Le 4 avril 1948 il se produisit à Champlain un événement plus que fâcheux, mais qui ne prit toute sa signification qu'avec le recul du temps. C'était jour d'élections : celle du premier tour pour la désignation des députés à l'assemblée algérienne. Il y eut une émeute avec attaque d'un poste de contrôle qui fit trois morts.

Particularités du village de Nelsonbourg (ou Aïn-Tsarès) (ou Si-Mahdjoub)

C'est le dernier village de la bande des quatre de la commune mixte de Berrouaghia.
Aïn-Tsarès est le nom du lieu-dit où Nelsonbourg fut implanté.

Nelsonbourg est le nom donné par la France au bout de deux ou trois ans.

Si-Mahdjoub est son nom actuel.

Je ne puis commenter que le toponyme Nelsonbourg dont la terminaison en bourg est inhabituelle pour un village d'agriculteurs. Evidemment Nelsonbourg ne doit pas son nom à un amiral anglais. C'est la première partie du nom d'un algérois, né en 1847 et qui fit une belle carrière dans l'administration et dans la banque. En 1907 il avait 60 ans : il était préfet honoraire (il avait été préfet du département d'Alger) et ancien directeur général de la banque d'Algérie. Il était à la retraite, mais avait conservé le goût d'entreprendre.

Son nom complet est Félix Nelson-Chierico (voir square Nelson à Alger). Il n'est pas impossible qu'il ait participé au projet de création du village, ne serait-ce qu'en y achetant une concession. Auquel cas il ne s'y serait pas intéressé longtemps car en 1915 (on l'a déjà vu avec Sidi-Aïssa) il entreprend la mise en exploitation du gisement de pétrole de l'oued Guétérini.

Toujours est-il, que pour nommer le nouveau village, Nelsonbourg sonnait mieux aux oreilles française de l'époque que Nelson-Chierico.
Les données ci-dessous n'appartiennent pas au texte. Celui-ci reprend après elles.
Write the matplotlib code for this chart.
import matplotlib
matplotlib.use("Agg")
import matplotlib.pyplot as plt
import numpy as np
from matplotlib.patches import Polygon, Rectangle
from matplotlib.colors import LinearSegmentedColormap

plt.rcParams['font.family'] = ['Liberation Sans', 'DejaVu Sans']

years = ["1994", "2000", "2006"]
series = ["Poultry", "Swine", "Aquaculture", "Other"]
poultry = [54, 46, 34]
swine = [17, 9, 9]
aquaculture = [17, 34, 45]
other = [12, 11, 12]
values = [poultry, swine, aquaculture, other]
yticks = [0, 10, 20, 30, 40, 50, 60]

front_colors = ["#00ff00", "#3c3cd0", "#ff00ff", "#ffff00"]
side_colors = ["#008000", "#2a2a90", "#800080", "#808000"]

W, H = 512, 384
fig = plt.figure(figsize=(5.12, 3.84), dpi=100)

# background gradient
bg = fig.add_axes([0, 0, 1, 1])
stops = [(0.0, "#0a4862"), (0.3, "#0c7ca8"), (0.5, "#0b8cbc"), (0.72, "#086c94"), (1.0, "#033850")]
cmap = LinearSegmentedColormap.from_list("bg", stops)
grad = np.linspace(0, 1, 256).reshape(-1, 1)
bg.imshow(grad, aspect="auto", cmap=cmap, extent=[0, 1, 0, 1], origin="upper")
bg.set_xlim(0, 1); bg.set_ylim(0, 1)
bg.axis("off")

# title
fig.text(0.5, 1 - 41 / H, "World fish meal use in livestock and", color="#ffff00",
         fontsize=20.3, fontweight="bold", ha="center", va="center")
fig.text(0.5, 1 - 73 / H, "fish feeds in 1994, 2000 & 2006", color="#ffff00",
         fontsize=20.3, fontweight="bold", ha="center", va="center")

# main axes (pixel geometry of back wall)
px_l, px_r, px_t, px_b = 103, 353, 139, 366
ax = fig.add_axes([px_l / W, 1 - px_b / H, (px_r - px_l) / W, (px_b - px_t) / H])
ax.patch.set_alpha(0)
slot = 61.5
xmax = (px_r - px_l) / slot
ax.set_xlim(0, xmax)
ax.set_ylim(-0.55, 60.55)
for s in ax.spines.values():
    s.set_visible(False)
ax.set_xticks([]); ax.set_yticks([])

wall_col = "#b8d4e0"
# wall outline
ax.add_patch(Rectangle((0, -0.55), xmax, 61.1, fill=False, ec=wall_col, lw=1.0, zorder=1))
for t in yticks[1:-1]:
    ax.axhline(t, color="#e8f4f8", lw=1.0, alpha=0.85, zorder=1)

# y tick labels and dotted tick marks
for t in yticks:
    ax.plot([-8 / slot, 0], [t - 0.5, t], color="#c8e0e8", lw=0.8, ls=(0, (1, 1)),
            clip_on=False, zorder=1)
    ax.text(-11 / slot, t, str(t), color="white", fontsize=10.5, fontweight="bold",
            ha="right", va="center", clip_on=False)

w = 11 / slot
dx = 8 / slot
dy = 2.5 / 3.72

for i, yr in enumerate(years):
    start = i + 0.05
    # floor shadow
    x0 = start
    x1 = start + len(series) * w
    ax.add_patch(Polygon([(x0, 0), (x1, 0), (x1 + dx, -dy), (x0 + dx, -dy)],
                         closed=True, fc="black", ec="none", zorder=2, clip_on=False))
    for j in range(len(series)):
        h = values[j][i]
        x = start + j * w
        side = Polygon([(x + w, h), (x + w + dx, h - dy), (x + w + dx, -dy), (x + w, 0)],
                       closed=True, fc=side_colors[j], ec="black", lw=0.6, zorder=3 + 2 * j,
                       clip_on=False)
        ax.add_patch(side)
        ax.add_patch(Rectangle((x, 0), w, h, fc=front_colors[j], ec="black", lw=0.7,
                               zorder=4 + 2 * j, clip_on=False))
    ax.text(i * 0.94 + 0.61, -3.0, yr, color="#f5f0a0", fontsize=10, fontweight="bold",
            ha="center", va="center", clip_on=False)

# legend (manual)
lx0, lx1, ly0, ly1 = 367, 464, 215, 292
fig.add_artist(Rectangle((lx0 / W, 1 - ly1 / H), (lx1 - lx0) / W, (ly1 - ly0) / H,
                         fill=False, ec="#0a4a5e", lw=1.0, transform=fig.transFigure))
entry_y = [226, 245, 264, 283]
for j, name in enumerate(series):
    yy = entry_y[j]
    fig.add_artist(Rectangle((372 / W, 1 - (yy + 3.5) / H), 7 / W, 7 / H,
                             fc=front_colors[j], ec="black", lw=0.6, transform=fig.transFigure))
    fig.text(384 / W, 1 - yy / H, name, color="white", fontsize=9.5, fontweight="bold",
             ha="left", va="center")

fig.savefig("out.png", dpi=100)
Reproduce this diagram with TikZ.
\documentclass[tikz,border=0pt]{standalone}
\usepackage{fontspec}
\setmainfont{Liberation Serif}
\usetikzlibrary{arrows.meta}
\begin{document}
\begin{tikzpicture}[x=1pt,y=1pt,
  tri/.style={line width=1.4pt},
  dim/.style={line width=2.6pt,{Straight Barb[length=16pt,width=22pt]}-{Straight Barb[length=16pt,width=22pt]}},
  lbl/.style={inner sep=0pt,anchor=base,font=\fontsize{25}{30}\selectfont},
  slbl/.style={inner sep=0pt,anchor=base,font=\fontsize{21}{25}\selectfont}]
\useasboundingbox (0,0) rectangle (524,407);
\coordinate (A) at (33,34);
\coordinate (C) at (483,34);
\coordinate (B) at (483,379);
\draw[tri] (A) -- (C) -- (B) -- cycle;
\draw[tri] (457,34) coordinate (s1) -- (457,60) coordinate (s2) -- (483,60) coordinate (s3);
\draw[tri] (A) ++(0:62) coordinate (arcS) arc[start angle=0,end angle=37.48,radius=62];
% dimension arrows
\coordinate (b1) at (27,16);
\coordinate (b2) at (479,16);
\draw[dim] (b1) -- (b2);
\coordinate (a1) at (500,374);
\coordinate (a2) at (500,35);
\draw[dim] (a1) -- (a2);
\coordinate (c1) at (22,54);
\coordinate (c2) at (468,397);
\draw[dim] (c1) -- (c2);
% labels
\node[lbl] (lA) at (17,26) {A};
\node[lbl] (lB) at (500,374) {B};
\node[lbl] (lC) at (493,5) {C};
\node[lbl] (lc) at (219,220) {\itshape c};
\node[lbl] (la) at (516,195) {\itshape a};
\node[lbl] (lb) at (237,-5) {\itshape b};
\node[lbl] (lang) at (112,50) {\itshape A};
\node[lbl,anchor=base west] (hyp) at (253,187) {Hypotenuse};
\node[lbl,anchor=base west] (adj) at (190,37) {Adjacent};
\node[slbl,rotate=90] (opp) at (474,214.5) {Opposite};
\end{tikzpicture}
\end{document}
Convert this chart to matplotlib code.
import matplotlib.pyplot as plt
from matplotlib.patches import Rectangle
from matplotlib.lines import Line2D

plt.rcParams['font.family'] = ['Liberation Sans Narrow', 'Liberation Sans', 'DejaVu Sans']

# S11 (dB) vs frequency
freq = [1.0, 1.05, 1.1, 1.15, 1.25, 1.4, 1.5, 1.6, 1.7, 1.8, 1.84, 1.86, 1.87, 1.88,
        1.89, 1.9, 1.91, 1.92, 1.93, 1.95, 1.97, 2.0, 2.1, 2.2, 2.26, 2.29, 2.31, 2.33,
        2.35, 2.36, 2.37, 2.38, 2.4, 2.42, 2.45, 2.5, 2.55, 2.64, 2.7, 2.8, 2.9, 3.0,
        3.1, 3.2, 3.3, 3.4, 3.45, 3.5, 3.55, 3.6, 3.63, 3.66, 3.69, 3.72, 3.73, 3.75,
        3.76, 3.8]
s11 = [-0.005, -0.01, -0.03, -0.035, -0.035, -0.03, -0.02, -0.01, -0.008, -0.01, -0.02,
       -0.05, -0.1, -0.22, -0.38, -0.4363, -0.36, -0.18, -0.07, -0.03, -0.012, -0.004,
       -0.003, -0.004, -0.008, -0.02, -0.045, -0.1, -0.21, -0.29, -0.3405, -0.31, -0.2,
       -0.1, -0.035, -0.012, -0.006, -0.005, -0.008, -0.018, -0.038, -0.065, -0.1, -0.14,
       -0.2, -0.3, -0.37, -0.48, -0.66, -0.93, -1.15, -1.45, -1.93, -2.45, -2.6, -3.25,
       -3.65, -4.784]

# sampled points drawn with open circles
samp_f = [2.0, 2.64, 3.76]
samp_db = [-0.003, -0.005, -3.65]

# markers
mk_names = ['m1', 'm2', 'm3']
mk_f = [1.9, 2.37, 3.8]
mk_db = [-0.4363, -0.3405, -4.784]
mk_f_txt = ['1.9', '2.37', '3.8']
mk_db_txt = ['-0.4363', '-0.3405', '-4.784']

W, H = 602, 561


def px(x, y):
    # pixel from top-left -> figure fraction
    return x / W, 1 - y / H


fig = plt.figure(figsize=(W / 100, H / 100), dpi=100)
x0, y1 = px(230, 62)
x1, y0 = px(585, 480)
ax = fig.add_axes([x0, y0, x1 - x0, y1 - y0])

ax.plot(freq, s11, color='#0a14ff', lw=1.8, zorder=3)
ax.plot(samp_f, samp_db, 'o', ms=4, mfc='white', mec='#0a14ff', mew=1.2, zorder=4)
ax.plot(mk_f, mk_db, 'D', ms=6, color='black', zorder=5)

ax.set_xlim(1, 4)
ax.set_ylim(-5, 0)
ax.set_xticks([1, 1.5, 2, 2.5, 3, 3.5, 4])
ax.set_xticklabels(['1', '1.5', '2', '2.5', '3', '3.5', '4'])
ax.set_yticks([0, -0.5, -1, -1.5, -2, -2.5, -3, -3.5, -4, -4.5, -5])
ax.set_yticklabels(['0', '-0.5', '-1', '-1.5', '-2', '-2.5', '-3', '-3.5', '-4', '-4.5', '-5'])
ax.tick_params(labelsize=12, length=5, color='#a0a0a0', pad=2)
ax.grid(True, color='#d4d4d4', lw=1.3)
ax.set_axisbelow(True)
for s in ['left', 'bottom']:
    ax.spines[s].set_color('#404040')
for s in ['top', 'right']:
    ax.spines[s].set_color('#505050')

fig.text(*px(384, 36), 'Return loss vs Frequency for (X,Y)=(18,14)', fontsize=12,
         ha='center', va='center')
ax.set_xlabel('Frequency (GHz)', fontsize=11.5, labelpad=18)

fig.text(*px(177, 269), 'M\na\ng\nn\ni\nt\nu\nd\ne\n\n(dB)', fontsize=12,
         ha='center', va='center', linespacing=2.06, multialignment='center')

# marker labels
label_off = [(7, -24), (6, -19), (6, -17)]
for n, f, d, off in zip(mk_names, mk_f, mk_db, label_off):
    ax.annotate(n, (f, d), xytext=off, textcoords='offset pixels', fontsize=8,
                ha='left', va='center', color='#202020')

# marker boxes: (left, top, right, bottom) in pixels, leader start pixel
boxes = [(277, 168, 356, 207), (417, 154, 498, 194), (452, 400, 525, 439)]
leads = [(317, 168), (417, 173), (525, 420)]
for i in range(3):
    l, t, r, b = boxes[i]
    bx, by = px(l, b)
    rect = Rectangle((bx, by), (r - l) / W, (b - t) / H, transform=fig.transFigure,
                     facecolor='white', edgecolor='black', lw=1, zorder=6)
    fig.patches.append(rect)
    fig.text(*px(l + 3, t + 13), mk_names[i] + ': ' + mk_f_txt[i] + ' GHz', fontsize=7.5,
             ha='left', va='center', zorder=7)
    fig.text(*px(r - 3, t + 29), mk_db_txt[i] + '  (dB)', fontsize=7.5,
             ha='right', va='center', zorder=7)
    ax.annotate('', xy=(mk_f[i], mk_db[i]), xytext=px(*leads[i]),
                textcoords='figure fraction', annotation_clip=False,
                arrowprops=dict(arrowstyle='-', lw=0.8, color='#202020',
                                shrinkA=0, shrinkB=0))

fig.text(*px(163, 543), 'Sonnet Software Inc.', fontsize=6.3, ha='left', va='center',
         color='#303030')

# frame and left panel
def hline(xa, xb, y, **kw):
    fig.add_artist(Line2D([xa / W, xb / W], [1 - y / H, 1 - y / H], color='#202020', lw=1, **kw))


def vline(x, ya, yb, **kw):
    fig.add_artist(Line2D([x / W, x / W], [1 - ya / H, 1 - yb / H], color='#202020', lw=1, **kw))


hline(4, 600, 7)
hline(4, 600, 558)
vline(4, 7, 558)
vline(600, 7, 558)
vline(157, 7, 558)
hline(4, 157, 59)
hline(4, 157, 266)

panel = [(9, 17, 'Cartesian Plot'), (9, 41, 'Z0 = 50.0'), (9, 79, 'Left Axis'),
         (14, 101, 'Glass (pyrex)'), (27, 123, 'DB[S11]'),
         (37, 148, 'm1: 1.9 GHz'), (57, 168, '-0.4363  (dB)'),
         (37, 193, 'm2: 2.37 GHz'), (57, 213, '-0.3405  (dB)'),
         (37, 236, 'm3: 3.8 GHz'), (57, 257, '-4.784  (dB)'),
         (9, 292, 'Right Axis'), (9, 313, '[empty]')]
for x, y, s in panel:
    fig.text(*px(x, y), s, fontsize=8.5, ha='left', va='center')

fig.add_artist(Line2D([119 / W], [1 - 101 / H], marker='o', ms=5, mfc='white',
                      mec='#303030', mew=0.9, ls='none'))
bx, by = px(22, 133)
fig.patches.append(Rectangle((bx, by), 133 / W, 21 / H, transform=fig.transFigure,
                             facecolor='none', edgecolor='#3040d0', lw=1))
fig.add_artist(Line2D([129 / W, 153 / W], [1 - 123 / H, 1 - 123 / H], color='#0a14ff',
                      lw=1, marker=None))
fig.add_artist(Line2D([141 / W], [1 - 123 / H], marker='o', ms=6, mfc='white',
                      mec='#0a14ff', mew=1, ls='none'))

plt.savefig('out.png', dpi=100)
Mais pourquoi tenait-on tant à associer ce nom au village ? Je l'ignore.

En 1907 commencent des travaux de voirie vers la colline d'Aïn-Tsarès.

En 1910 est signé le décret de création du nouveau centre de colonisation.
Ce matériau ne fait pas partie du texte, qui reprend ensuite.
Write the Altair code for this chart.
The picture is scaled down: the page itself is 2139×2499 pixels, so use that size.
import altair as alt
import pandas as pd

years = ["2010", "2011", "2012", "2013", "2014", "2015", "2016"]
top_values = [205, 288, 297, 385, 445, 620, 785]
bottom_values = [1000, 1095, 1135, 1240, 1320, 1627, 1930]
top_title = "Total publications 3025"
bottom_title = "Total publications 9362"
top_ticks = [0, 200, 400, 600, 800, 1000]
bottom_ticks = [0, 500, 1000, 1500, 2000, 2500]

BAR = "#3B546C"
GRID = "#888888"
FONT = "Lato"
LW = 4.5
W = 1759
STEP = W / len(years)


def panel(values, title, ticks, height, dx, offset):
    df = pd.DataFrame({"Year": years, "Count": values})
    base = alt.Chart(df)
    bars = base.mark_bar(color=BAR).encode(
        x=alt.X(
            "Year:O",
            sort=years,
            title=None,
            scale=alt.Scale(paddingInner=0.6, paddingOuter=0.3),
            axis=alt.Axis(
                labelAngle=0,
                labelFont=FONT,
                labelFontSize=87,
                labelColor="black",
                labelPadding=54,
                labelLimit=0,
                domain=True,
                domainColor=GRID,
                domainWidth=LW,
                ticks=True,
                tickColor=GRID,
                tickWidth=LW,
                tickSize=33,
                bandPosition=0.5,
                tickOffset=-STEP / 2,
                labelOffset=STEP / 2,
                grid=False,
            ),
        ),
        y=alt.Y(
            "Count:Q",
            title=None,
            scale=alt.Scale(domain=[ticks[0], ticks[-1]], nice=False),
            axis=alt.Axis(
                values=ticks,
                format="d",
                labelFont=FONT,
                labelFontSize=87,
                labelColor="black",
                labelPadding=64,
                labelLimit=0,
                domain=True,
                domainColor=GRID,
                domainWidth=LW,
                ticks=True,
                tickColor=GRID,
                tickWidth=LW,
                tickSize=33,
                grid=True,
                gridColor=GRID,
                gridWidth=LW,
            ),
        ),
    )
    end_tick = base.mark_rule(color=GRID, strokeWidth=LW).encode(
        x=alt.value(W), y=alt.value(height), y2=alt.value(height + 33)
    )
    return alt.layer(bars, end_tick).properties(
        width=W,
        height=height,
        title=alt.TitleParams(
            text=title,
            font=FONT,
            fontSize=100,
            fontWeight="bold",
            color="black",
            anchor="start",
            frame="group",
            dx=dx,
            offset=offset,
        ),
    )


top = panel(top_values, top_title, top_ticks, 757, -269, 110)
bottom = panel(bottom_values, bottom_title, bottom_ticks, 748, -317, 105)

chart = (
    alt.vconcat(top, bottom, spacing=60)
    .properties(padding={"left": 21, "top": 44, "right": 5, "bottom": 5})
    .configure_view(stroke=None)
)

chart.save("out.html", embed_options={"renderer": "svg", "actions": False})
En 1911 arrivent les colons :15 familles dont 13 d' " immigrants ". Ce village étant apparu postérieurement au décret 13 septembre 1904, ces colons ont dû acheter leur concession. Les lots étaient vastes : 70 ha. Ils avaient donc les moyens de mettre en valeur leurs terres, c'est-à-dire à cette date de planter des vignes.
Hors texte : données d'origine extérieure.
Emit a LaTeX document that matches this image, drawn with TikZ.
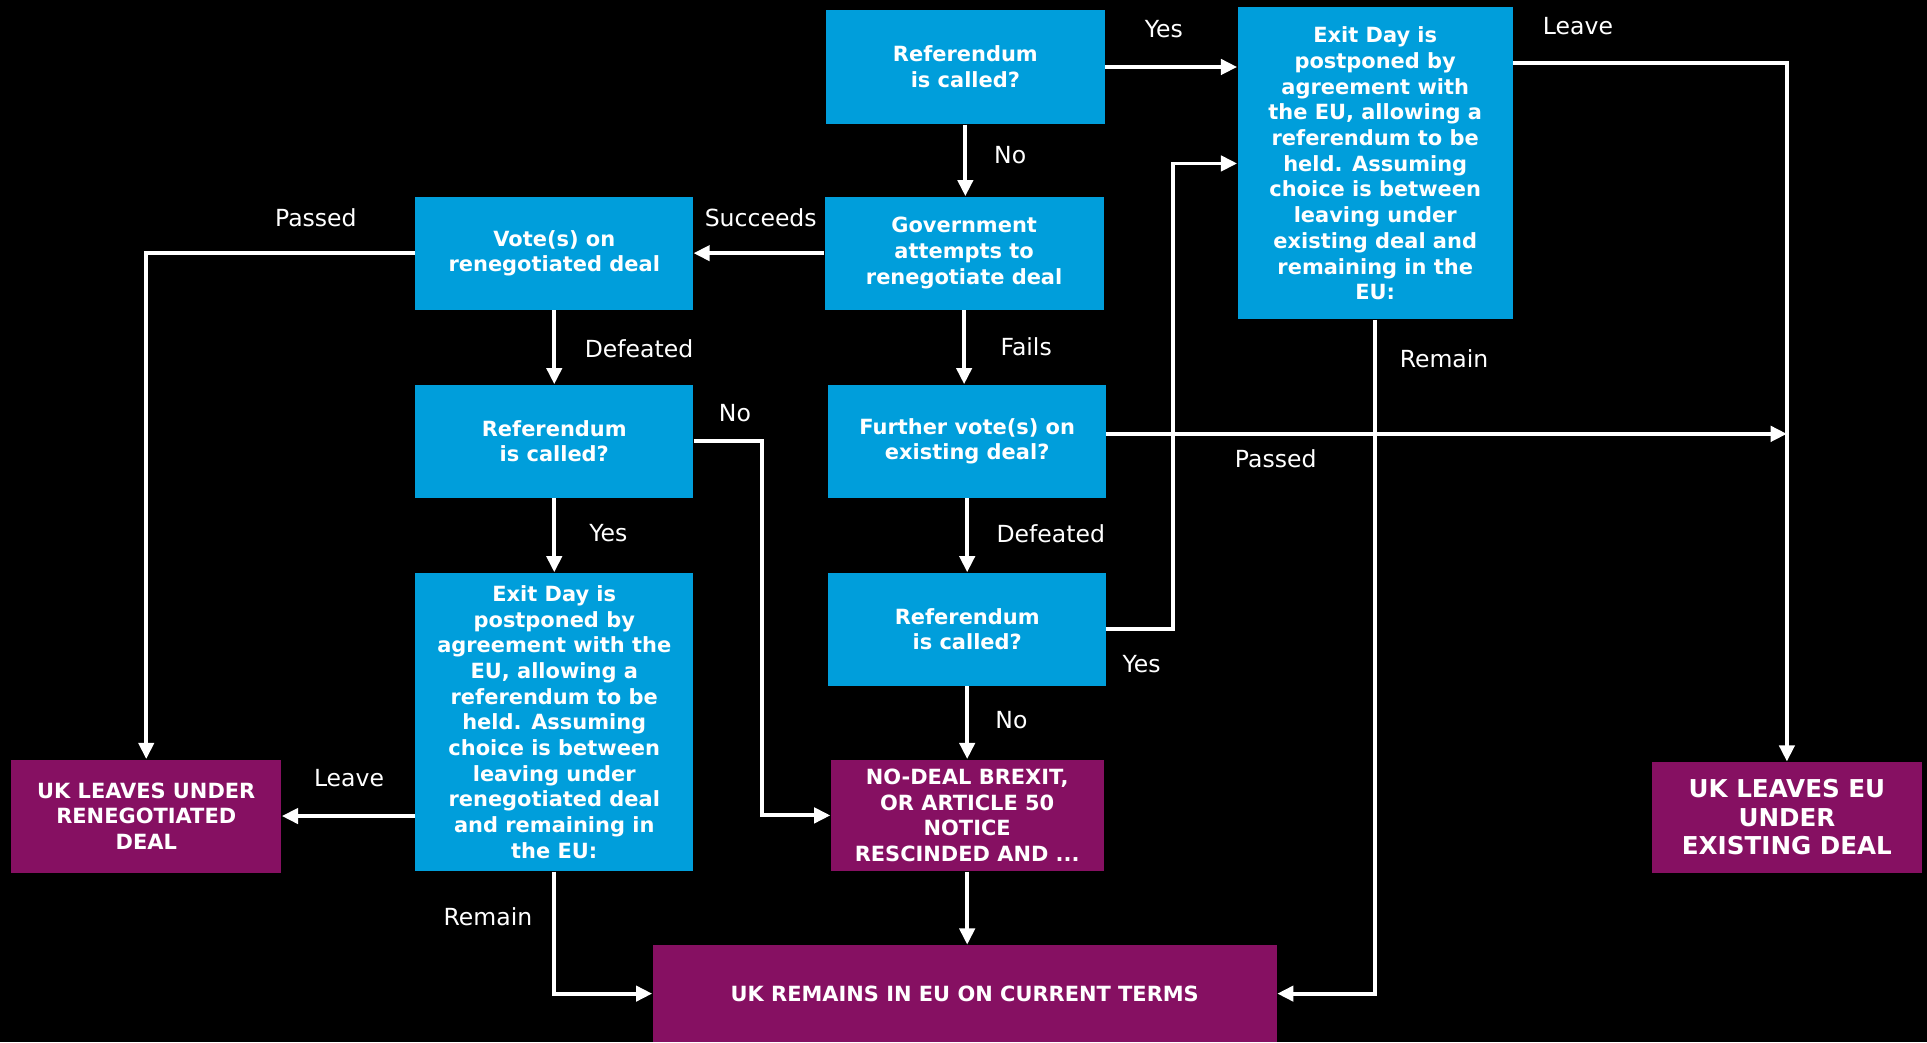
\documentclass[tikz,border=0pt]{standalone}
\usepackage{fontspec}
\setmainfont{DejaVu Sans}
\usetikzlibrary{arrows.meta}
\definecolor{ukblue}{RGB}{0,158,219}
\definecolor{ukpurple}{RGB}{134,16,98}

\begin{document}
\begin{tikzpicture}[x=0.02cm, y=-0.02cm,
    box/.style={fill=ukblue, text=white, align=center, inner sep=0pt, font=\fontsize{9.7}{11.9}\selectfont\bfseries},
    outcome/.style={box, fill=ukpurple},
    link/.style={draw=white, line width=1.8pt, -{Triangle[length=7.5pt,width=7pt]}},
    lbl/.style={text=white, inner sep=0pt, font=\fontsize{10.9}{13}\selectfont}]
    \fill[black] (0,0) rectangle (1568,848);
    % decision boxes
    \node[box, minimum width=4.54cm, minimum height=1.86cm] (ref1) at (785.5,54.5) {Referendum\\is called?};
    \node[box, minimum width=4.48cm, minimum height=5.08cm] (exitA) at (1119,133) {Exit Day is\\postponed by\\agreement with\\the EU, allowing a\\referendum to be\\held. Assuming\\choice is between\\leaving under\\existing deal and\\remaining in the\\EU:};
    \node[box, minimum width=4.54cm, minimum height=1.84cm] (gov) at (784.5,206) {Government\\attempts to\\renegotiate deal};
    \node[box, minimum width=4.52cm, minimum height=1.84cm] (vote) at (451,206) {Vote(s) on\\renegotiated deal};
    \node[box, minimum width=4.52cm, minimum height=1.84cm] (ref2) at (451,359) {Referendum\\is called?};
    \node[box, minimum width=4.52cm, minimum height=1.84cm] (further) at (787,359) {Further vote(s) on\\existing deal?};
    \node[box, minimum width=4.52cm, minimum height=4.86cm] (exitB) at (451,587.5) {Exit Day is\\postponed by\\agreement with the\\EU, allowing a\\referendum to be\\held. Assuming\\choice is between\\leaving under\\renegotiated deal\\and remaining in\\the EU:};
    \node[box, minimum width=4.52cm, minimum height=1.84cm] (ref3) at (787,512) {Referendum\\is called?};
    % outcomes
    \node[outcome, minimum width=4.4cm, minimum height=1.84cm] (leaveRen) at (119,664) {UK LEAVES UNDER\\RENEGOTIATED\\DEAL};
    \node[outcome, minimum width=4.44cm, minimum height=1.82cm] (nodeal) at (787,663.5) {NO-DEAL BREXIT,\\OR ARTICLE 50\\NOTICE\\RESCINDED AND ...};
    \node[outcome, minimum width=4.4cm, minimum height=1.8cm, font=\fontsize{11.4}{13.1}\selectfont\bfseries] (leaveEx) at (1454,665) {UK LEAVES EU\\UNDER\\EXISTING DEAL};
    \node[outcome, minimum width=10.16cm, minimum height=1.58cm] (remain) at (785,808.5) {UK REMAINS IN EU ON CURRENT TERMS};
    % turning points
    \coordinate (furtherOut) at ([yshift=3.4pt]further.east);
    \coordinate (exitOut) at ([yshift=2pt]exitA.east |- ref1.east);
    % connectors
    \draw[link] (ref1.east) -- (ref1.east -| exitA.west);
    \draw[link] (ref1.south) -- (ref1.south |- gov.north);
    \draw[link] (gov.west) -- (vote.east);
    \draw[link] (vote.west) -| (leaveRen.north);
    \draw[link] (vote.south) -- (ref2.north);
    \draw[link] (gov.south) -- (gov.south |- further.north);
    \draw[link] (ref2.east) -- ++(56,0) |- (nodeal.west);
    \draw[link] (ref2.south) -- (exitB.north);
    \draw[link] (furtherOut) -- (furtherOut -| leaveEx.north);
    \draw[link] (further.south) -- (ref3.north);
    \draw[link] (ref3.east) -- ++(54,0) |- (exitA.west);
    \draw[link] (ref3.south) -- (nodeal.north);
    \draw[link] (exitOut) -| (leaveEx.north);
    \draw[link] (exitA.south) |- (remain.east);
    \draw[link] (exitB.west |- leaveRen.east) -- (leaveRen.east);
    \draw[link] (exitB.south) |- (remain.west);
    \draw[link] (nodeal.south) -- (nodeal.south |- remain.north);
    % connector labels
    \node[lbl] (yesA) at (947,24) {Yes};
    \node[lbl] (noA) at (822,126) {No};
    \node[lbl] (succeeds) at (619,177) {Succeeds};
    \node[lbl] (passedA) at (257,177) {Passed};
    \node[lbl] (defeatedA) at (520,284) {Defeated};
    \node[lbl] (fails) at (835,282) {Fails};
    \node[lbl] (noB) at (598,336) {No};
    \node[lbl] (yesB) at (495,434) {Yes};
    \node[lbl] (passedB) at (1038,373) {Passed};
    \node[lbl] (defeatedB) at (855,434) {Defeated};
    \node[lbl] (yesC) at (929,540) {Yes};
    \node[lbl] (noC) at (823,586) {No};
    \node[lbl] (leaveA) at (1284,21) {Leave};
    \node[lbl] (remainA) at (1175,292) {Remain};
    \node[lbl] (leaveB) at (284,633) {Leave};
    \node[lbl] (remainB) at (397,746) {Remain};
\end{tikzpicture}
\end{document}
En 1922 le village, qui dépendait de Médéa, est rattaché à la commune mixte de Berrouaghia.

En 1947 il est promu chef-lieu de CPE

En 1952 une nouvelle mairie est inaugurée le même jour que celle de Loverdo, le 4 novembre, par une pléiade de personnalités politiques et religieuses. Les politiques sont notamment le Président de l'Assemblée (Laquière), le Président du Conseil général (Farès) déjà rencontré à Berrouaghia, le Préfet d'Alger (Trémaud) et les maires de treize communes du Titteri ; le maire venu de plus loin étant celui de Letourneux.

Les trois religions monothéistes étaient également représentées.

A peu près 80 européens devaient, à cette date, vivre dans la commune : une douzaine de familles de colons propriétaires, trois gérants, un hôtelier-cafetier et des fonctionnaires.

Le cadre naturel est franchement montagneux, entre 800 et 1000 m d'altitude. Le climat y est très favorable à la vigne. Les vins y étaient de qualité supérieure.

Le relief, ainsi qu'on le voit sur le petit extrait de la carte au 1/50 000, est marqué par l'encaissement profond de 300 m de l'oued qui se jette au sud dans la vallée de l'oued Sahari, tributaire du Chélif.

Le village a été construit sur un dos de terrain dominant cette vallée. Il a l'aspect d'un village-rue, tout en longueur comme son voisin Ben-Chicao situé à 18 km plus à l'est. Soyons sincère, le village avait deux rues parallèles à la route, avec de belles maisons à étage qui s'expliquent, et par la date tardive de la fondation du centre, et par le mode d'attribution des lots qui avait sélectionné des familles aisées, et par la taille des lots. Cette image est celle d'un village qui paraît prospère. Les arbres y sont nombreux derrière les maisons. La végétation naturelle était forestière.

Un seul service d'autocar reliait une fois par jour, dans chaque sens, le village à la gare dite de Ben-Chicao, mais qui est assez loin du village du même nom. Il n'y avait aucun service direct vers Médéa à 28 km ou vers Berrouaghia à 18 km.